Revel in Flesh
posted on 5/2012 By:
The name of the band is taken from a song by Entombed / Nihilist.
The title of the album is taken from a song by Dismember / Carnage, albeit with a “k” where a “c” should be. (The spelling is itself a tribute, but not to Sweden, to American band Deathevokation, who in turn took their spelling-adjusted name from the same source material.)
So, since they’re name-checking their influences blatantly, feel like taking a guess as to what this record sounds like?
If you guessed ambient blackened noise-grind, you’re absolutely… an idiot.
Despite that Revel In Flesh is actually German, Deathevokation couldn’t be a whole lot more Swedish unless the album art was a picture of ABBA eating pickled herring on the hood of a Volvo. (As you can see, it isn’t. It’s just some suitably Seagrave-ian landscape courtesy of Spanish artist Juanjo Castellano.) The Sunlight Swedeath guitar tone is in full effect, and these tunes rip through some openly derivative but fairly well executed nods to Stockholm circa 1991, with some slight dashes of a less Scandinavian flair to keep things from being too predictable. (And hey, the Benediction cover is a nice choice, that band being forever underrated – this version certainly sports a better sound than the under-produced original.)

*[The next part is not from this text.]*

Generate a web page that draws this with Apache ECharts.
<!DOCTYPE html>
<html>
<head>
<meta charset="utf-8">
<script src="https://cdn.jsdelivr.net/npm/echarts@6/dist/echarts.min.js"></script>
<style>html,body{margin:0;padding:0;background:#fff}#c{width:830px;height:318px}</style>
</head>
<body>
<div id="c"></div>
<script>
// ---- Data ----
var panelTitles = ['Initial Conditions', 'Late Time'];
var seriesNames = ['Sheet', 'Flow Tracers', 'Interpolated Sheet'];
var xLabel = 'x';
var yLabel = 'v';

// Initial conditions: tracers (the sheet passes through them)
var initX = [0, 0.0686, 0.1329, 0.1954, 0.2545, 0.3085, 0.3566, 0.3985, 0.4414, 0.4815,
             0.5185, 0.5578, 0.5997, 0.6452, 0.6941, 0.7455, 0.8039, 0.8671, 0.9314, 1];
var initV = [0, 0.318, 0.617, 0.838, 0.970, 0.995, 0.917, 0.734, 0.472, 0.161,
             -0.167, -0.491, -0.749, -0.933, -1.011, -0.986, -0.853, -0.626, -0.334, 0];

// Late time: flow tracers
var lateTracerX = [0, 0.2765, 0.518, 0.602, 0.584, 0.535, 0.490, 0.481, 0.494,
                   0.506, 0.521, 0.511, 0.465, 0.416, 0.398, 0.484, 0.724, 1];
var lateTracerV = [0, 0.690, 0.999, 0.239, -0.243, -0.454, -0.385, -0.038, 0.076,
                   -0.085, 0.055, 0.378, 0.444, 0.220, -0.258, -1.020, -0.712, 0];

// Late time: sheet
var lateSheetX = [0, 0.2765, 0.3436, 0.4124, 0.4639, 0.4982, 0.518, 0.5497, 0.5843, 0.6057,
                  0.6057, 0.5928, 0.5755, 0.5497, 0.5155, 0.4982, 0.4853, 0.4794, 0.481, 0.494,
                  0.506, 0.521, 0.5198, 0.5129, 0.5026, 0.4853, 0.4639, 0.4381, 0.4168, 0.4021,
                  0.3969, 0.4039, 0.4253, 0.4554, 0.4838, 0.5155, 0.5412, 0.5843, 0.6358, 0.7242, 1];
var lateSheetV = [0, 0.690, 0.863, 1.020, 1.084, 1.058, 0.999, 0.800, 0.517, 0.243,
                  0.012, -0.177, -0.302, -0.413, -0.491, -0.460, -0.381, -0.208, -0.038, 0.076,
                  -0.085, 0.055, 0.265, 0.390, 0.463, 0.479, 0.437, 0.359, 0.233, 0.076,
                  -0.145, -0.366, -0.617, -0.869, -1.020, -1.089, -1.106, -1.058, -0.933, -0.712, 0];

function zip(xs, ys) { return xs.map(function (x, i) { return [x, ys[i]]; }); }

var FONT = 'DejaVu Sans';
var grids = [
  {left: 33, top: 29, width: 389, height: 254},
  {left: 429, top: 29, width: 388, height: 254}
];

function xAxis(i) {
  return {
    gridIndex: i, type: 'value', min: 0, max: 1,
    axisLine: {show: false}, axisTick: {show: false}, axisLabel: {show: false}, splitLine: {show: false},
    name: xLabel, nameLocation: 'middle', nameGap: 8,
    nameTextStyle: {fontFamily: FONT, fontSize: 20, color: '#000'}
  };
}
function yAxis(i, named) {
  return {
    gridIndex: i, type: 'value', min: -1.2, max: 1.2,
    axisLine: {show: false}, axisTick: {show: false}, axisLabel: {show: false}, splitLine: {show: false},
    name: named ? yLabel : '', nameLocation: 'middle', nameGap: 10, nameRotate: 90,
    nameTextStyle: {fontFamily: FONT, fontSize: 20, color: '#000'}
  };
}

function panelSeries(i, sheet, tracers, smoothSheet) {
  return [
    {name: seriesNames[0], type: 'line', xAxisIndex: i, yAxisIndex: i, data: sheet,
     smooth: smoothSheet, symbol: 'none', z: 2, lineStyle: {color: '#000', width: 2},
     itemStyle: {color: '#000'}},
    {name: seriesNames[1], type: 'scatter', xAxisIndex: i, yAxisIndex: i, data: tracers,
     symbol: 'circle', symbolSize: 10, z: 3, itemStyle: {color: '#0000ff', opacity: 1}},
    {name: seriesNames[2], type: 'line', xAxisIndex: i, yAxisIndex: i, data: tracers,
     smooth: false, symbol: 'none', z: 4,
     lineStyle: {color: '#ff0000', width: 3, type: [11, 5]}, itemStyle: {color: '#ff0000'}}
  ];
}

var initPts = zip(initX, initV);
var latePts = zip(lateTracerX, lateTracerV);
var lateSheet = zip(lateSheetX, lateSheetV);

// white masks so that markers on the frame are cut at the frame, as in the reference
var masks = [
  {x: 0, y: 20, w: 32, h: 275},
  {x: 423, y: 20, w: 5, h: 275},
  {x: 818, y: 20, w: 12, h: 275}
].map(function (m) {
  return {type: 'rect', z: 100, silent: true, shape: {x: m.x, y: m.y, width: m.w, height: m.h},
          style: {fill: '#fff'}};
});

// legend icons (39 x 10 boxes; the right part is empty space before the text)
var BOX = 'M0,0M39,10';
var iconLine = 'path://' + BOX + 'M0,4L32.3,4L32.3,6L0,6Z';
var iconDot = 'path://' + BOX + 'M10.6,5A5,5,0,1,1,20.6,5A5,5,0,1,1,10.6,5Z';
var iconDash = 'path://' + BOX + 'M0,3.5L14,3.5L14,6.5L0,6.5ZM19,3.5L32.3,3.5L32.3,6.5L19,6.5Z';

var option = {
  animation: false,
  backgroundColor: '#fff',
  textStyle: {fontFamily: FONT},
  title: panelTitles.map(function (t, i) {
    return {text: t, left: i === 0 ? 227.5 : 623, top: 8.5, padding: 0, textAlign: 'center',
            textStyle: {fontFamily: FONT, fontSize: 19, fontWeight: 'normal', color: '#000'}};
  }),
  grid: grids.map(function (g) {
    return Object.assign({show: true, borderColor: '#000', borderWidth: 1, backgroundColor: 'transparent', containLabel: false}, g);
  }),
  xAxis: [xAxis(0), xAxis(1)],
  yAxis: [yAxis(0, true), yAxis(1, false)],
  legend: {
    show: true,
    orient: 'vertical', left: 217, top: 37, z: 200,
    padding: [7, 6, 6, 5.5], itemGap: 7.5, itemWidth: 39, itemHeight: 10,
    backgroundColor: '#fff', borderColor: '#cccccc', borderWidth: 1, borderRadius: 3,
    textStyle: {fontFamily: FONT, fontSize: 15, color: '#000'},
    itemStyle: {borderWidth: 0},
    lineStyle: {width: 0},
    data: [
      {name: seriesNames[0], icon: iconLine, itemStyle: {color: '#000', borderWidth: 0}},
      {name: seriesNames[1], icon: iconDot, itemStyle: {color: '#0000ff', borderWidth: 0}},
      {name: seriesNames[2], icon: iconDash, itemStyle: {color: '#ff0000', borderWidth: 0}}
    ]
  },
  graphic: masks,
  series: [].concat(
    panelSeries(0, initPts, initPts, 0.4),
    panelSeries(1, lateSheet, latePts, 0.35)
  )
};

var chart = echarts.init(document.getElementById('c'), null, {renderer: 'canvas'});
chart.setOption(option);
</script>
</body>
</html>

Still, this is old-school redux, hugely indebted to the expected forefathers of Entombed and Dismember and Grave, and it’s damn well proud of it. From the tremolo-picked melodies of “Shadowbreeder” to the chunky riffing of “Iron Coffin” (which is the best song here and also evokes a Bolt Thrower steamroller drive) to the tempo-shifting swing of “Opus Putrescence,” all of this has been done before and likely will be done again. Though the roots of Deathevokation are clearly, shamelessly and expressly Swedish, at least Revel In Flesh has sense enough to twist their tribute just a hair by incorporating hints of American and European death metal here and there – nothing breaks form, but there are moments that mix their primary ingredient with that touch of Bolt Thrower, a dash of Asphyx, a sliver of Floridian bite. There are some nice melodic touches that float through from time to time, as well – particularly in the almost symphonic guitar lines that close “Black Paled Elegy.”

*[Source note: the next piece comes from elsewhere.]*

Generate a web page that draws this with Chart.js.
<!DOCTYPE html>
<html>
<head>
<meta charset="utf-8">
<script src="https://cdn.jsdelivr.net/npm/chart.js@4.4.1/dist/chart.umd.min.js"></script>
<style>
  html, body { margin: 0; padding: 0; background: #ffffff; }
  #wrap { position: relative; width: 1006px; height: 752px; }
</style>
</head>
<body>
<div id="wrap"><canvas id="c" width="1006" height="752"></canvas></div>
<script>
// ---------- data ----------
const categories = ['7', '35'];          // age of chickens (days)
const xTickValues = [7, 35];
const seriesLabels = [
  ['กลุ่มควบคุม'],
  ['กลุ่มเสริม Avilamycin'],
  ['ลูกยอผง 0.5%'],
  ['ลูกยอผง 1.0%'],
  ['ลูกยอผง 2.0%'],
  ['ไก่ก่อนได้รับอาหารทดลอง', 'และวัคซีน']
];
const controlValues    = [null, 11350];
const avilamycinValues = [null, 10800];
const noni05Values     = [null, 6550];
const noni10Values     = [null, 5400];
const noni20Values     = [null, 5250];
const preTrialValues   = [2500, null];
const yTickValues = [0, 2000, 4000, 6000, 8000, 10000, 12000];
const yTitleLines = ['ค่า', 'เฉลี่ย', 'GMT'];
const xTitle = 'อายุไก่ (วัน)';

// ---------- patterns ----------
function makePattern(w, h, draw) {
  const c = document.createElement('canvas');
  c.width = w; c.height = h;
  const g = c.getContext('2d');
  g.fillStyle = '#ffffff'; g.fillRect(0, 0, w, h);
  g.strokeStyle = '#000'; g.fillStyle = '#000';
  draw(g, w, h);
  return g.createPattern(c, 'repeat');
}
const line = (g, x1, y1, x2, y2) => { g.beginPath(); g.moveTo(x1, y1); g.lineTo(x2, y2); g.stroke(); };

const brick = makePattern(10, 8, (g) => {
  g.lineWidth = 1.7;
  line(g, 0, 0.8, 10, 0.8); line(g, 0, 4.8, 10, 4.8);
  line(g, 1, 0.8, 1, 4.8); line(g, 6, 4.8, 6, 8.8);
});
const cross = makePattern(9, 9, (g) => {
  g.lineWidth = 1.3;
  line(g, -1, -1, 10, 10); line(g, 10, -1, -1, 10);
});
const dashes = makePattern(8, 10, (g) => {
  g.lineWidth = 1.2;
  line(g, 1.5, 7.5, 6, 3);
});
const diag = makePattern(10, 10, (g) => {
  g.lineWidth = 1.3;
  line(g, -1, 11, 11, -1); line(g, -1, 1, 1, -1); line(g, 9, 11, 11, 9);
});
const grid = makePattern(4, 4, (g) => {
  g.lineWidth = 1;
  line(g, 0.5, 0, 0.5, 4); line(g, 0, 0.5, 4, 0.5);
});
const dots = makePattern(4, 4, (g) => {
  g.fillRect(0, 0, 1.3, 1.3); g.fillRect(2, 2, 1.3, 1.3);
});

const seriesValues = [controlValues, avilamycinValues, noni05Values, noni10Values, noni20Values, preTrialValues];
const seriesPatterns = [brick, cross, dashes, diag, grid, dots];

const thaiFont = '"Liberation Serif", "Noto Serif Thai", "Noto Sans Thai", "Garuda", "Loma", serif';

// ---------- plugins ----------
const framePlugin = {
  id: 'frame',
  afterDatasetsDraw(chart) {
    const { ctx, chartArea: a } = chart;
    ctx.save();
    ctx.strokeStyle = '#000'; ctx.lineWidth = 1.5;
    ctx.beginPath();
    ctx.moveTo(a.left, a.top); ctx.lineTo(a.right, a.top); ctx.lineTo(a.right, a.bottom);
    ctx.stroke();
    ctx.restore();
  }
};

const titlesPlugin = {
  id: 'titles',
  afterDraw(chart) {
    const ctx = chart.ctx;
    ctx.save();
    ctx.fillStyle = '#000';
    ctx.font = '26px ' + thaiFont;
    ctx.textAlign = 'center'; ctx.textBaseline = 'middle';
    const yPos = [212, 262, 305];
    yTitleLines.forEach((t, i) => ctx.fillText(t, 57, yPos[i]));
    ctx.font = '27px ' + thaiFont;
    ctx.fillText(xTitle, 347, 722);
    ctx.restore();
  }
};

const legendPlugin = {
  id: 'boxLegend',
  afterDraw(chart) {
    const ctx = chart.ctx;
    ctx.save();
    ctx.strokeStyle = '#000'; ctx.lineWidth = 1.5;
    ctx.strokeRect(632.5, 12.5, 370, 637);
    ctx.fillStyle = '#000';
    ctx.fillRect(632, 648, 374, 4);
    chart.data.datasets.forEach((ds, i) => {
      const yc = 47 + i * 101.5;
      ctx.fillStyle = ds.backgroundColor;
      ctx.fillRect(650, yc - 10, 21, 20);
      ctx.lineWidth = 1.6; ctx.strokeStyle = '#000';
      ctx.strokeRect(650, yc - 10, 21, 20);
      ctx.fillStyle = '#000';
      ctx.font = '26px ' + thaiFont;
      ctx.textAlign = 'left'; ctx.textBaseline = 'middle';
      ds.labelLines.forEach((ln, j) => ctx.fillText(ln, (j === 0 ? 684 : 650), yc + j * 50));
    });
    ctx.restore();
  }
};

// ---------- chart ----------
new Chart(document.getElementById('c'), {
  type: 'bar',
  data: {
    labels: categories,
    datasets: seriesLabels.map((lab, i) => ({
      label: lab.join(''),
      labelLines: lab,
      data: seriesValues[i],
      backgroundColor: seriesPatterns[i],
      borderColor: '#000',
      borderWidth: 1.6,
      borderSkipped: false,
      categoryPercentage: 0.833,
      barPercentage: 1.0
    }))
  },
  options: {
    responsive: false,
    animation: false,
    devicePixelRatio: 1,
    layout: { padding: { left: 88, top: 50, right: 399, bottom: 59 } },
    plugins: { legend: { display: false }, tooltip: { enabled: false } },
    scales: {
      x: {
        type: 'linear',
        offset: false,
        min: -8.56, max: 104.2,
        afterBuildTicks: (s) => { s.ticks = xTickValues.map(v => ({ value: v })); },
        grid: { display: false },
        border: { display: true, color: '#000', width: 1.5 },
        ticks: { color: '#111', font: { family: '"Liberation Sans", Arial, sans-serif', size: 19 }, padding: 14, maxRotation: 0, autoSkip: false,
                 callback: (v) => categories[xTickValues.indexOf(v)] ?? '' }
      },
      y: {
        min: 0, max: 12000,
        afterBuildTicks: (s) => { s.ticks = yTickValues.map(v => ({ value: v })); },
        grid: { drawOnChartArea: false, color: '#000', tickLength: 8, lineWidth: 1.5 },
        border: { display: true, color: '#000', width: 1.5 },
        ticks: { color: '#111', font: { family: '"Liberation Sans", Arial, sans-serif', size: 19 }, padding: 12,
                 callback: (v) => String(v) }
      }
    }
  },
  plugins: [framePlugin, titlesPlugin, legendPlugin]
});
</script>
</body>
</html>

So, sure, there’s nothing new in these grooves, and your tolerance for Deathevokation depends wholly upon your tolerance for retread Swedeath, of which there is currently no shortage. And truthfully, there are better bands plying a similar borrowed aesthetic – Entrails and Black Breath both offer take-offs on the style that are light years more interesting than this. Nevertheless, Deathevokation is far from bad – it’s an enjoyable listen, if not an innovative one by any stretch. It’s an open and acknowledged nod to the old school, and as such, it functions well enough for what it is to satiate fans who simply can’t get enough Stockholm death metal and are willing to overlook a little fiendish regression in their hate campaign.